» Data shown:

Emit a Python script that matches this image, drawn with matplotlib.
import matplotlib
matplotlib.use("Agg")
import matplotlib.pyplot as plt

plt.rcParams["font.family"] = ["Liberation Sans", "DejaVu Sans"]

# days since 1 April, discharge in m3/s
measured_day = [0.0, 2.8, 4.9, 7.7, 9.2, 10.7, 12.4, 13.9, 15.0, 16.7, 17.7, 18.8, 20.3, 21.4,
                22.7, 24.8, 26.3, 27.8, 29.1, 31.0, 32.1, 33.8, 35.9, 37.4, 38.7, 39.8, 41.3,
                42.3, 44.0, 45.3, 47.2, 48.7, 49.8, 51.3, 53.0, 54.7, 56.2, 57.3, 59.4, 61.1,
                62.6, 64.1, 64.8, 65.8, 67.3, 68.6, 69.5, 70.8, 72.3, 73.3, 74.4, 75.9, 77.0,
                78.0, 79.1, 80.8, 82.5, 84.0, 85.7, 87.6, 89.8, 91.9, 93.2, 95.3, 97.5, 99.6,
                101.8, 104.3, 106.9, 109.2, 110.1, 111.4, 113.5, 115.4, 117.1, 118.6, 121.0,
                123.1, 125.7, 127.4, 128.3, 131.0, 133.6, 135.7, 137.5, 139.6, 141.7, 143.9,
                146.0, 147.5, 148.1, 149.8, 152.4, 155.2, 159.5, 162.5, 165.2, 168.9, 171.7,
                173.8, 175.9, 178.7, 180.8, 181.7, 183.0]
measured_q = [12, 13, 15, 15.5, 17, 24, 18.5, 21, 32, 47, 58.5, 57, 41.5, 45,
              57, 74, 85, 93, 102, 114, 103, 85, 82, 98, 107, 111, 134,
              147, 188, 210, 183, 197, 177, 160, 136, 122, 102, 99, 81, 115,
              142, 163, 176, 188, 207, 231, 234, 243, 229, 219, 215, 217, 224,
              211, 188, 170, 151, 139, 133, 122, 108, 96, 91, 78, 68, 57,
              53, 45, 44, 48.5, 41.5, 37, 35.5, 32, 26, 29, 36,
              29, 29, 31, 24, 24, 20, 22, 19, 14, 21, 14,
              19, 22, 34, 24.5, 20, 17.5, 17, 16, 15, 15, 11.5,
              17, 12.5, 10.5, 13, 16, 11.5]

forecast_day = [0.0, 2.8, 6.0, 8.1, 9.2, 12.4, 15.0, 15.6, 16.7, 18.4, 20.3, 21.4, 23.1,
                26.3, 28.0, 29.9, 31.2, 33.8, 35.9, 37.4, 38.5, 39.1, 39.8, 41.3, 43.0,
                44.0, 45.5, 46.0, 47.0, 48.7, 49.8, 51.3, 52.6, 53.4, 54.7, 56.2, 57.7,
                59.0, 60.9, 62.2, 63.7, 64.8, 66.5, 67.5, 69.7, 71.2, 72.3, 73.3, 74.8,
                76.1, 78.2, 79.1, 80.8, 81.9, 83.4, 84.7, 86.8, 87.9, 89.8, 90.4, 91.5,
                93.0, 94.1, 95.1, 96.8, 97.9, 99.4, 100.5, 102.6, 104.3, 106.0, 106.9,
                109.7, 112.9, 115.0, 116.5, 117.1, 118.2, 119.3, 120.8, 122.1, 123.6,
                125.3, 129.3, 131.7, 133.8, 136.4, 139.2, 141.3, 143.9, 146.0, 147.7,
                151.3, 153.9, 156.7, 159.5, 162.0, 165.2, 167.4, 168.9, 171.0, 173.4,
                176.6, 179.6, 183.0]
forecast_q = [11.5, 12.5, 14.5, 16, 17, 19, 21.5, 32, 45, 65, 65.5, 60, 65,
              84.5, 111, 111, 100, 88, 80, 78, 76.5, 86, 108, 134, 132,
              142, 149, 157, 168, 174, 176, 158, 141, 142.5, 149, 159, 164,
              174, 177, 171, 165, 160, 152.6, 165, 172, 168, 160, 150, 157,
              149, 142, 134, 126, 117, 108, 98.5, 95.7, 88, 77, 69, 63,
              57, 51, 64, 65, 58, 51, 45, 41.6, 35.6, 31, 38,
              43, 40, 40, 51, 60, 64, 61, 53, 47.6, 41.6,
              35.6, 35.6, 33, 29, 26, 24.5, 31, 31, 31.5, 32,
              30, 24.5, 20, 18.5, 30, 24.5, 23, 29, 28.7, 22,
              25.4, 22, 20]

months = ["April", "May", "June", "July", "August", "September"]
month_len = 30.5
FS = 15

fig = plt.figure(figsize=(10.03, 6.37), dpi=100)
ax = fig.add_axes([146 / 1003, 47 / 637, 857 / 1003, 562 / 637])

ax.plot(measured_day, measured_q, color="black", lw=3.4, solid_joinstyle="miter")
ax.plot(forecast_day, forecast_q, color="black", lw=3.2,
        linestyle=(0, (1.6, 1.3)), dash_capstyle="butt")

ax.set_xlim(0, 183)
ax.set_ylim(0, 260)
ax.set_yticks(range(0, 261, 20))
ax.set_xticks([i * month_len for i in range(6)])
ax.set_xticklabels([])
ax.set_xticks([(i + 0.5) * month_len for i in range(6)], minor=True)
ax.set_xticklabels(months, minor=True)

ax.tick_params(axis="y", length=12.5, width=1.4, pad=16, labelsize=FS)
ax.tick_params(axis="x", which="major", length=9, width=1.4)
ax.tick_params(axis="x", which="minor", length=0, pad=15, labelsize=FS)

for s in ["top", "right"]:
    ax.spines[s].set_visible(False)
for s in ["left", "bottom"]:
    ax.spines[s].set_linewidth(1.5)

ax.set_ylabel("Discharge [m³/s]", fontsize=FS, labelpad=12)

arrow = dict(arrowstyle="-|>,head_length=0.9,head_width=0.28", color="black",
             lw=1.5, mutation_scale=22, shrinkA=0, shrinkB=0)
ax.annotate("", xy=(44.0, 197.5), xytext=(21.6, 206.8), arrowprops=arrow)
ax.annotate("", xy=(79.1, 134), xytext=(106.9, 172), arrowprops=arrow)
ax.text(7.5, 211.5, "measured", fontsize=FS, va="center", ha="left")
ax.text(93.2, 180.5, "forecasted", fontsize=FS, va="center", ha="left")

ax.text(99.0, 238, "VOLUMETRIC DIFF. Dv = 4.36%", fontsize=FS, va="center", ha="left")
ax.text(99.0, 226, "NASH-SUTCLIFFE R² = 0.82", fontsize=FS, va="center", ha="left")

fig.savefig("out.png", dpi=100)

...

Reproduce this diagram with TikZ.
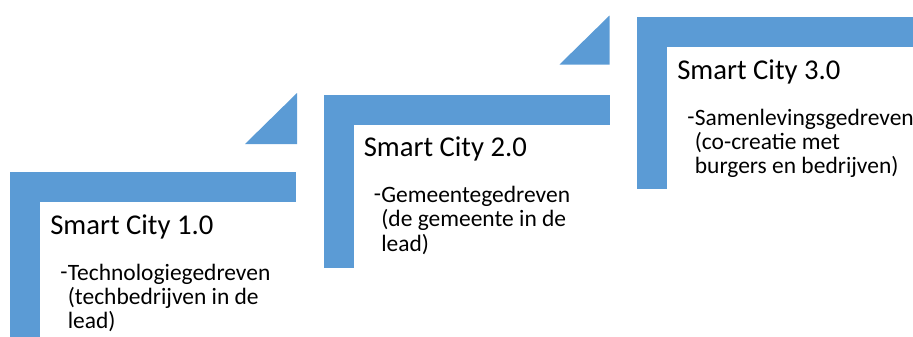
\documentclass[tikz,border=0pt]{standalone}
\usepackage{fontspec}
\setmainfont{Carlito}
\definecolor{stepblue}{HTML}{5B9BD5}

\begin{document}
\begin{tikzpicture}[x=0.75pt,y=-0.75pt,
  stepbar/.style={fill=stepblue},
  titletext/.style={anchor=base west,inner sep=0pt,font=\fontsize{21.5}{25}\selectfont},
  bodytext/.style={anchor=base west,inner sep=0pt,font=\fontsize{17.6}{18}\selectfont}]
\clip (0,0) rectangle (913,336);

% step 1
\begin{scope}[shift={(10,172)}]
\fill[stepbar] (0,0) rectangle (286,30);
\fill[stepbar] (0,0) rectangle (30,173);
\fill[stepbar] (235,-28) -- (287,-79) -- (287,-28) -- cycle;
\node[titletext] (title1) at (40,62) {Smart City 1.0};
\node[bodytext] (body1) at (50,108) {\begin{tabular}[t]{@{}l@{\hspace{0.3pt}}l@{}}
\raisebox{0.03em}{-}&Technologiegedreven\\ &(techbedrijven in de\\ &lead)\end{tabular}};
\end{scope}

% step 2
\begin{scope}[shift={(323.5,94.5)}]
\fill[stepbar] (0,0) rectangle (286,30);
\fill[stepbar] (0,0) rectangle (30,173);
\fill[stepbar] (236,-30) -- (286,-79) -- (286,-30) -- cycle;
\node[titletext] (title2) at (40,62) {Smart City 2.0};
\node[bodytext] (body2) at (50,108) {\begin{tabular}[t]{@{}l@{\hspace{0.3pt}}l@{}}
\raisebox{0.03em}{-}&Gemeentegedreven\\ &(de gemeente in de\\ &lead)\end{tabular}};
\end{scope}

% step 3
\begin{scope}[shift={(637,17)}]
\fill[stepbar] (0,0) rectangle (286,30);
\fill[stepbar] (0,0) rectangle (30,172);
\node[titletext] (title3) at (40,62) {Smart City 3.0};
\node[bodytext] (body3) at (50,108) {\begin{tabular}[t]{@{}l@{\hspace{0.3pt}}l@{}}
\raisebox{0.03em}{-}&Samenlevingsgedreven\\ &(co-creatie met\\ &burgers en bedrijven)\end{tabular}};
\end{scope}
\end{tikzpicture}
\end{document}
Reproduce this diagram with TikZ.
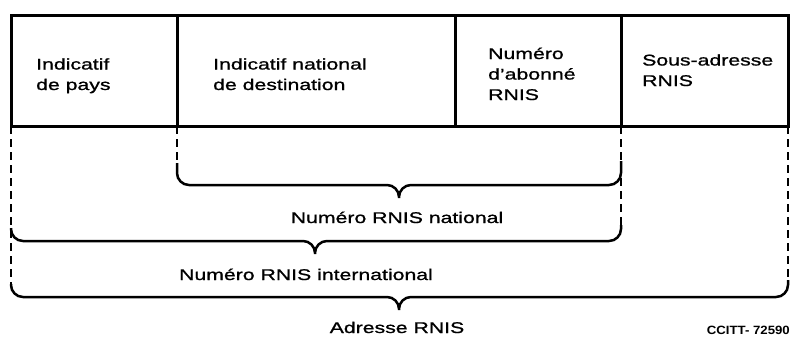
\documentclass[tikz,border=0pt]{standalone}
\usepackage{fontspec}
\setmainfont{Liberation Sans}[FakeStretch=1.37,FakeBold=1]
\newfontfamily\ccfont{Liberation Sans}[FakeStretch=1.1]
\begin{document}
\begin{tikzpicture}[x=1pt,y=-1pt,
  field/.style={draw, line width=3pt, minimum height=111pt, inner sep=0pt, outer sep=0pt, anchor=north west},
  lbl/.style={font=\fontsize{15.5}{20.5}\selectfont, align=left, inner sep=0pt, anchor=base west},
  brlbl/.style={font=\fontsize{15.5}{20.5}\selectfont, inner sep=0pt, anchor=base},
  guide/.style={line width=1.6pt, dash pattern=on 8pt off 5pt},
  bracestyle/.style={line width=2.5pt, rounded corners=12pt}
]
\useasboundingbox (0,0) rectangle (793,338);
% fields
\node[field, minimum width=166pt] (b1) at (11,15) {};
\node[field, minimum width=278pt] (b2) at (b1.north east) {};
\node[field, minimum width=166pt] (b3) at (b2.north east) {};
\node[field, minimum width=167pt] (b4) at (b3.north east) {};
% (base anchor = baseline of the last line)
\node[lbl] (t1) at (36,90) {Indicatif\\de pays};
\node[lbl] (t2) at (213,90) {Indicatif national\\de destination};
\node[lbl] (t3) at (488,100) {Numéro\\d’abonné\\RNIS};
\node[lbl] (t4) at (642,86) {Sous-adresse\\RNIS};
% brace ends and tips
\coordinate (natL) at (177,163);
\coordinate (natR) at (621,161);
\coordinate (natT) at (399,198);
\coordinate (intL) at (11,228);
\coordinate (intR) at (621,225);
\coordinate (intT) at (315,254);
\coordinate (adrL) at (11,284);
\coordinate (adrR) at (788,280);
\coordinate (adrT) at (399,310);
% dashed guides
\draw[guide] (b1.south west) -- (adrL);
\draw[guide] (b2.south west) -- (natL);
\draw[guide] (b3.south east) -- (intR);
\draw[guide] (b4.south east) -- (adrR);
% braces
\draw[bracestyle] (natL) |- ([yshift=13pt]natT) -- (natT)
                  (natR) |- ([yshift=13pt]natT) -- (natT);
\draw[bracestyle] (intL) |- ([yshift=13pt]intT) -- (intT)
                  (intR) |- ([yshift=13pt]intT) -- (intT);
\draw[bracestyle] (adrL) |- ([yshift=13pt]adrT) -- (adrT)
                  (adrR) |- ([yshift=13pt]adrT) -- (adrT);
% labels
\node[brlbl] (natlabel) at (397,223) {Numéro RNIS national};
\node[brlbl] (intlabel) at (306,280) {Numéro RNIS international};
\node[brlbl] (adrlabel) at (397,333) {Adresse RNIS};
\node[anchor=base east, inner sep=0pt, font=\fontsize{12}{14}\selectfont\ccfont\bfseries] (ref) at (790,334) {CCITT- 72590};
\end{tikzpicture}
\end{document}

» Task: Nothing but the lines from the one with "Emit a Python" through the one with "17, 12.5, 10.5, 13, 16, 11.5]" should be repeated, and each exactly.

» Solution to this exercise:
Emit a Python script that matches this image, drawn with matplotlib.
import matplotlib
matplotlib.use("Agg")
import matplotlib.pyplot as plt

plt.rcParams["font.family"] = ["Liberation Sans", "DejaVu Sans"]

# days since 1 April, discharge in m3/s
measured_day = [0.0, 2.8, 4.9, 7.7, 9.2, 10.7, 12.4, 13.9, 15.0, 16.7, 17.7, 18.8, 20.3, 21.4,
                22.7, 24.8, 26.3, 27.8, 29.1, 31.0, 32.1, 33.8, 35.9, 37.4, 38.7, 39.8, 41.3,
                42.3, 44.0, 45.3, 47.2, 48.7, 49.8, 51.3, 53.0, 54.7, 56.2, 57.3, 59.4, 61.1,
                62.6, 64.1, 64.8, 65.8, 67.3, 68.6, 69.5, 70.8, 72.3, 73.3, 74.4, 75.9, 77.0,
                78.0, 79.1, 80.8, 82.5, 84.0, 85.7, 87.6, 89.8, 91.9, 93.2, 95.3, 97.5, 99.6,
                101.8, 104.3, 106.9, 109.2, 110.1, 111.4, 113.5, 115.4, 117.1, 118.6, 121.0,
                123.1, 125.7, 127.4, 128.3, 131.0, 133.6, 135.7, 137.5, 139.6, 141.7, 143.9,
                146.0, 147.5, 148.1, 149.8, 152.4, 155.2, 159.5, 162.5, 165.2, 168.9, 171.7,
                173.8, 175.9, 178.7, 180.8, 181.7, 183.0]
measured_q = [12, 13, 15, 15.5, 17, 24, 18.5, 21, 32, 47, 58.5, 57, 41.5, 45,
              57, 74, 85, 93, 102, 114, 103, 85, 82, 98, 107, 111, 134,
              147, 188, 210, 183, 197, 177, 160, 136, 122, 102, 99, 81, 115,
              142, 163, 176, 188, 207, 231, 234, 243, 229, 219, 215, 217, 224,
              211, 188, 170, 151, 139, 133, 122, 108, 96, 91, 78, 68, 57,
              53, 45, 44, 48.5, 41.5, 37, 35.5, 32, 26, 29, 36,
              29, 29, 31, 24, 24, 20, 22, 19, 14, 21, 14,
              19, 22, 34, 24.5, 20, 17.5, 17, 16, 15, 15, 11.5,
              17, 12.5, 10.5, 13, 16, 11.5]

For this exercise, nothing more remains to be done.